Only the role of prairie wetlands as sinks or traps for N and P has been studied to any great extent, and most of the information comes from studies of a single Iowa wetland (Davis and van der Valk 1978; Davis et al. 1981; Neely 1982). These nutrients can be transferred from the water column of wetlands to the atmosphere, to the interstitial water of sediments, or to biomass within the wetland. Each of these compartments can also return nutrients to the water column.
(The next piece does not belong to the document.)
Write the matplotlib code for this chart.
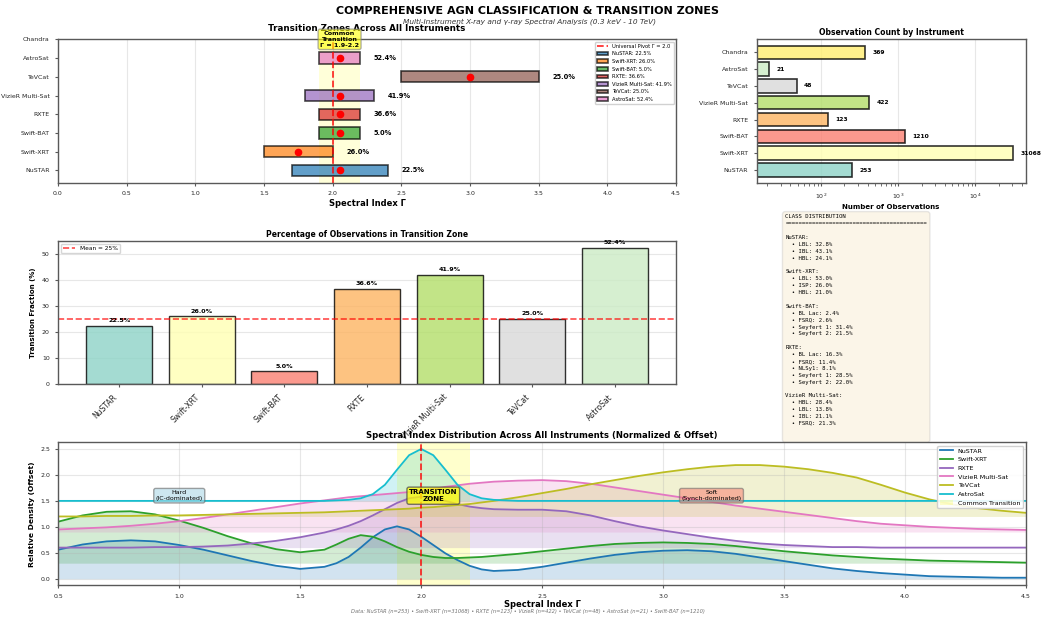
import matplotlib
matplotlib.use("Agg")
import matplotlib.pyplot as plt
import numpy as np

# --- data ---
instruments = ["NuSTAR", "Swift-XRT", "Swift-BAT", "RXTE", "VizieR Multi-Sat", "TeVCat", "AstroSat"]
zone_lo = [1.7, 1.5, 1.9, 1.9, 1.8, 2.5, 1.9]
zone_hi = [2.4, 2.0, 2.2, 2.2, 2.3, 3.5, 2.2]
pivot_pts = [2.05, 1.75, 2.05, 2.05, 2.05, 3.0, 2.05]
trans_pct = [22.5, 26.0, 5.0, 36.6, 41.9, 25.0, 52.4]

count_names = ["NuSTAR", "Swift-XRT", "Swift-BAT", "RXTE", "VizieR Multi-Sat", "TeVCat", "AstroSat", "Chandra"]
counts = [253, 31068, 1210, 123, 422, 48, 21, 369]

class_text = """CLASS DISTRIBUTION
==========================================

NuSTAR:
  • LBL: 32.8%
  • IBL: 43.1%
  • HBL: 24.1%

Swift-XRT:
  • LBL: 53.0%
  • ISP: 26.0%
  • HBL: 21.0%

Swift-BAT:
  • BL Lac: 2.4%
  • FSRQ: 2.6%
  • Seyfert 1: 31.4%
  • Seyfert 2: 21.5%

RXTE:
  • BL Lac: 16.3%
  • FSRQ: 11.4%
  • NLSy1: 8.1%
  • Seyfert 1: 28.5%
  • Seyfert 2: 22.0%

VizieR Multi-Sat:
  • HBL: 28.4%
  • LBL: 13.8%
  • IBL: 21.1%
  • FSRQ: 21.3%

 """

# density curves (already offset)
gamma = [0.5, 0.6, 0.7, 0.8, 0.9, 1.0, 1.1, 1.2, 1.3, 1.4, 1.5, 1.6,
         1.65, 1.7, 1.75, 1.8, 1.85, 1.9, 1.95, 2.0, 2.05, 2.1, 2.15, 2.2, 2.25, 2.3,
         2.4, 2.5, 2.6, 2.7, 2.8, 2.9, 3.0, 3.1, 3.2, 3.3, 3.4, 3.5, 3.6, 3.7, 3.8,
         3.9, 4.0, 4.1, 4.2, 4.3, 4.4, 4.5]
dens_nustar = [0.56, 0.66, 0.72, 0.74, 0.72, 0.65, 0.56, 0.45, 0.34, 0.25, 0.19, 0.23,
               0.30, 0.42, 0.60, 0.80, 0.95, 1.01, 0.95, 0.81, 0.65, 0.49, 0.36, 0.25, 0.18, 0.15,
               0.17, 0.23, 0.31, 0.39, 0.46, 0.51, 0.54, 0.55, 0.53, 0.48, 0.41, 0.34, 0.27, 0.20, 0.15,
               0.11, 0.08, 0.05, 0.04, 0.03, 0.02, 0.02]
dens_xrt = [1.10, 1.22, 1.29, 1.30, 1.24, 1.12, 0.98, 0.82, 0.68, 0.57, 0.51, 0.56,
            0.66, 0.77, 0.84, 0.81, 0.72, 0.61, 0.52, 0.46, 0.42, 0.40, 0.40, 0.41, 0.42, 0.44,
            0.48, 0.53, 0.58, 0.63, 0.67, 0.69, 0.70, 0.69, 0.67, 0.63, 0.58, 0.53, 0.49, 0.45, 0.42,
            0.39, 0.37, 0.35, 0.34, 0.33, 0.32, 0.31]
dens_rxte = [0.60, 0.60, 0.60, 0.60, 0.61, 0.61, 0.62, 0.64, 0.68, 0.73, 0.80, 0.89,
             0.95, 1.02, 1.11, 1.22, 1.34, 1.46, 1.55, 1.58, 1.56, 1.50, 1.44, 1.39, 1.36, 1.34,
             1.33, 1.33, 1.30, 1.22, 1.11, 1.01, 0.93, 0.86, 0.79, 0.73, 0.68, 0.65, 0.63, 0.61, 0.61,
             0.60, 0.60, 0.60, 0.60, 0.60, 0.60, 0.60]
dens_vizier = [0.95, 0.97, 0.99, 1.02, 1.06, 1.11, 1.17, 1.24, 1.31, 1.38, 1.45, 1.51,
               1.54, 1.57, 1.59, 1.61, 1.63, 1.65, 1.67, 1.70, 1.73, 1.77, 1.80, 1.83, 1.85, 1.87,
               1.89, 1.90, 1.88, 1.83, 1.76, 1.69, 1.62, 1.55, 1.48, 1.41, 1.35, 1.29, 1.23, 1.17, 1.11,
               1.06, 1.03, 1.00, 0.98, 0.96, 0.95, 0.94]
dens_tevcat = [1.20, 1.20, 1.21, 1.21, 1.22, 1.22, 1.23, 1.24, 1.25, 1.26, 1.27, 1.28,
               1.29, 1.30, 1.31, 1.32, 1.33, 1.34, 1.35, 1.37, 1.38, 1.40, 1.42, 1.44, 1.47, 1.50,
               1.57, 1.65, 1.73, 1.82, 1.90, 1.98, 2.05, 2.11, 2.16, 2.19, 2.19, 2.16, 2.11, 2.04, 1.95,
               1.81, 1.66, 1.53, 1.43, 1.36, 1.31, 1.27]
dens_astrosat = [1.50, 1.50, 1.50, 1.50, 1.50, 1.50, 1.50, 1.50, 1.50, 1.50, 1.50, 1.50,
                 1.51, 1.52, 1.55, 1.63, 1.81, 2.10, 2.38, 2.50, 2.38, 2.10, 1.81, 1.63, 1.55, 1.52,
                 1.50, 1.50, 1.50, 1.50, 1.50, 1.50, 1.50, 1.50, 1.50, 1.50, 1.50, 1.50, 1.50, 1.50, 1.50,
                 1.50, 1.50, 1.50, 1.50, 1.50, 1.50, 1.50]
dens_names = ["NuSTAR", "Swift-XRT", "RXTE", "VizieR Multi-Sat", "TeVCat", "AstroSat"]
dens_offsets = [0.0, 0.3, 0.6, 0.9, 1.2, 1.5]
dens_all = [dens_nustar, dens_xrt, dens_rxte, dens_vizier, dens_tevcat, dens_astrosat]

footnote = ("Data: NuSTAR (n=253) • Swift-XRT (n=31068) • RXTE (n=123) • VizieR (n=422) • "
            "TeVCat (n=48) • AstroSat (n=21) • Swift-BAT (n=1210)")

tab = plt.cm.tab10.colors
set3 = plt.cm.Set3(np.linspace(0, 1, 8))
dens_colors = [tab[0], tab[2], tab[4], tab[6], tab[8], tab[9]]

plt.rcParams['axes.edgecolor'] = '0.35'
plt.rcParams['axes.linewidth'] = 1.0
plt.rcParams['xtick.color'] = '0.35'
plt.rcParams['ytick.color'] = '0.35'
plt.rcParams['xtick.labelcolor'] = '0.15'
plt.rcParams['ytick.labelcolor'] = '0.15'
plt.rcParams['xtick.major.size'] = 2.5
plt.rcParams['ytick.major.size'] = 2.5

fig = plt.figure(figsize=(10.45, 6.18), dpi=100)
fig.text(0.505, 0.982, "COMPREHENSIVE AGN CLASSIFICATION & TRANSITION ZONES",
         ha='center', va='center', fontsize=8.0, fontweight='bold')
fig.text(0.507, 0.965, "Multi-Instrument X-ray and γ-ray Spectral Analysis (0.3 keV - 10 TeV)",
         ha='center', va='center', fontsize=5.3, style='italic', color='0.2')

# --- transition zones ---
ax1 = fig.add_axes([0.0555, 0.7044, 0.5915, 0.232])
ax1.axvspan(1.9, 2.2, color='yellow', alpha=0.15, lw=0)
ax1.axvline(2.0, color='red', ls='--', lw=1.3, alpha=0.8, label='Universal Pivot Γ = 2.0')
for i, name in enumerate(instruments):
    ax1.barh(i, zone_hi[i] - zone_lo[i], left=zone_lo[i], height=0.6, color=tab[i],
             alpha=0.7, edgecolor='black', linewidth=1.2, label=f"{name}: {trans_pct[i]}%")
    ax1.plot(pivot_pts[i], i, 'o', color='red', markersize=4.5)
    ax1.text(zone_hi[i] + 0.1, i, f"{trans_pct[i]}%", va='center', fontsize=4.8, fontweight='bold')
ax1.set_yticks(range(8))
ax1.set_yticklabels(instruments + ["Chandra"])
ax1.set_xlim(0, 4.5)
ax1.set_ylim(-0.65, 7)
ax1.set_xticks(np.arange(0, 4.6, 0.5))
ax1.tick_params(labelsize=4.5)
ax1.set_xlabel("Spectral Index Γ", fontsize=6, fontweight='bold', labelpad=2)
ax1.set_title("Transition Zones Across All Instruments", fontsize=6.3, fontweight='bold', pad=6)
ax1.text(2.05, 7.0, "Common\nTransition\nΓ = 1.9-2.2", ha='center', va='center', fontsize=4.6,
         fontweight='bold', zorder=5,
         bbox=dict(boxstyle='round,pad=0.3', facecolor='yellow', alpha=0.6, edgecolor='0.5'))
ax1.grid(axis='x', alpha=0.3)
ax1.set_axisbelow(True)
ax1.legend(loc='upper right', fontsize=3.7, framealpha=0.9)

# --- observation counts ---
ax2 = fig.add_axes([0.7241, 0.7034, 0.2574, 0.2335])
ax2.barh(range(8), counts, height=0.8, color=set3, alpha=0.8, edgecolor='black', linewidth=1.2)
ax2.set_xscale('log')
ax2.set_xlim(14.6, 44800)
for i, c in enumerate(counts):
    ax2.text(c * 1.25, i, str(c), va='center', fontsize=4.3, fontweight='bold')
ax2.set_yticks(range(8))
ax2.set_yticklabels(count_names)
ax2.tick_params(labelsize=4.5)
ax2.set_xlabel("Number of Observations", fontsize=5, fontweight='bold', labelpad=2)
ax2.set_title("Observation Count by Instrument", fontsize=5.5, fontweight='bold', pad=3)
ax2.grid(axis='x', alpha=0.3)
ax2.set_axisbelow(True)

# --- transition percentage ---
ax3 = fig.add_axes([0.0555, 0.3782, 0.5915, 0.2323])
xpos = np.arange(len(instruments))
ax3.bar(xpos, trans_pct, width=0.8, color=set3[:7], alpha=0.8, edgecolor='black', linewidth=1.0)
ax3.axhline(25, color='red', ls='--', lw=1.2, alpha=0.7, label='Mean = 25%')
for i, v in enumerate(trans_pct):
    ax3.text(i, v + 1, f"{v}%", ha='center', va='bottom', fontsize=4.6, fontweight='bold')
ax3.set_xticks(xpos)
ax3.set_xticklabels(instruments, rotation=45, ha='right')
ax3.tick_params(axis='y', labelsize=4.5)
ax3.tick_params(axis='x', labelsize=5.5)
ax3.set_ylabel("Transition Fraction (%)", fontsize=5, fontweight='bold')
ax3.set_title("Percentage of Observations in Transition Zone", fontsize=5.5, fontweight='bold', pad=3)
ax3.grid(axis='y', alpha=0.3)
ax3.set_axisbelow(True)
ax3.legend(loc='upper left', fontsize=4.2)

# --- class distribution text ---
ax4 = fig.add_axes([0.74, 0.38, 0.24, 0.23])
ax4.axis('off')
ax4.text(0.7515, 0.653, class_text, transform=fig.transFigure, va='top', ha='left',
         family=['DejaVu Sans Mono'], fontsize=4.1, linespacing=1.47,
         bbox=dict(boxstyle='round,pad=0.5', facecolor='wheat', alpha=0.3, edgecolor='0.7'))

# --- density distributions ---
ax5 = fig.add_axes([0.0558, 0.053, 0.926, 0.231])
ax5.set_zorder(3)
ax5.axvspan(1.9, 2.2, color='yellow', alpha=0.2, lw=0, label='Common Transition')
for name, off, d, col in zip(dens_names, dens_offsets, dens_all, dens_colors):
    ax5.fill_between(gamma, off, d, color=col, alpha=0.2, lw=0)
    ax5.plot(gamma, d, color=col, lw=1.3, label=name)
ax5.axvline(2.0, color='red', ls='--', lw=1.3, alpha=0.8)
ax5.text(1.0, 1.6, "Hard\n(IC-dominated)", ha='center', va='center', fontsize=4.5,
         bbox=dict(boxstyle='round,pad=0.3', facecolor='lightblue', alpha=0.6, edgecolor='0.4'))
ax5.text(2.05, 1.6, "TRANSITION\nZONE", ha='center', va='center', fontsize=5, fontweight='bold',
         bbox=dict(boxstyle='round,pad=0.3', facecolor='yellow', alpha=0.75, edgecolor='0.3'))
ax5.text(3.2, 1.6, "Soft\n(Synch-dominated)", ha='center', va='center', fontsize=4.5,
         bbox=dict(boxstyle='round,pad=0.3', facecolor='salmon', alpha=0.55, edgecolor='0.4'))
ax5.set_xlim(0.5, 4.5)
ax5.set_ylim(-0.125, 2.625)
ax5.tick_params(labelsize=4.5)
ax5.set_xlabel("Spectral Index Γ", fontsize=6, fontweight='bold', labelpad=1)
ax5.set_ylabel("Relative Density (Offset)", fontsize=5.4, fontweight='bold')
ax5.set_title("Spectral Index Distribution Across All Instruments (Normalized & Offset)",
              fontsize=6.15, fontweight='bold', pad=3)
ax5.grid(alpha=0.3)
h, l = ax5.get_legend_handles_labels()
order = list(range(1, len(h))) + [0]
ax5.legend([h[k] for k in order], [l[k] for k in order], loc='upper right', fontsize=4.6, framealpha=0.9)

fig.text(0.505, 0.010, footnote, ha='center', va='center', fontsize=3.7, style='italic', color='0.45')

fig.savefig("out.png", dpi=100)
The Iowa wetland mentioned above removed 86% of the NO3- nitrogen, 78% of the NH4+ nitrogen, and 20% of the PO43+ phosphorus inputs from agricultural runoff in a single year, but the wetland showed such high efficiency as a nutrient trap only when no outflow occurred. Nevertheless, sequential processes of nitrification and denitrification can result in large N losses to the atmosphere, to surface outflow, and to the ground-water system in wetlands experiencing frequent drying and inundation. Thus it would seem that temporarily and seasonally flooded prairie wetlands would be especially efficient in removal of excess N that entered their basins.

Investigators of the Iowa wetland referred to above also reported high N and P concentrations in tissues of the two most common emergent plants, Typha glauca and Sparganium eurycarpum. If it is assumed that other emergents also accumulate these nutrients, then the removal of hay and forage from prairie wetlands by humans and their livestock would be a means by which their function as nutrient traps could be maintained for longer periods.

Many prairie wetlands likely retain sediment, nutrients, and other anthropogenic substances simply because the basins have no outlet. No studies have addressed the ability of- these wetlands to withstand sustained inputs of these contaminants. In addition, no study has addressed the question of the fate of nutrients and pesticides that enter highly saline prairie wetlands.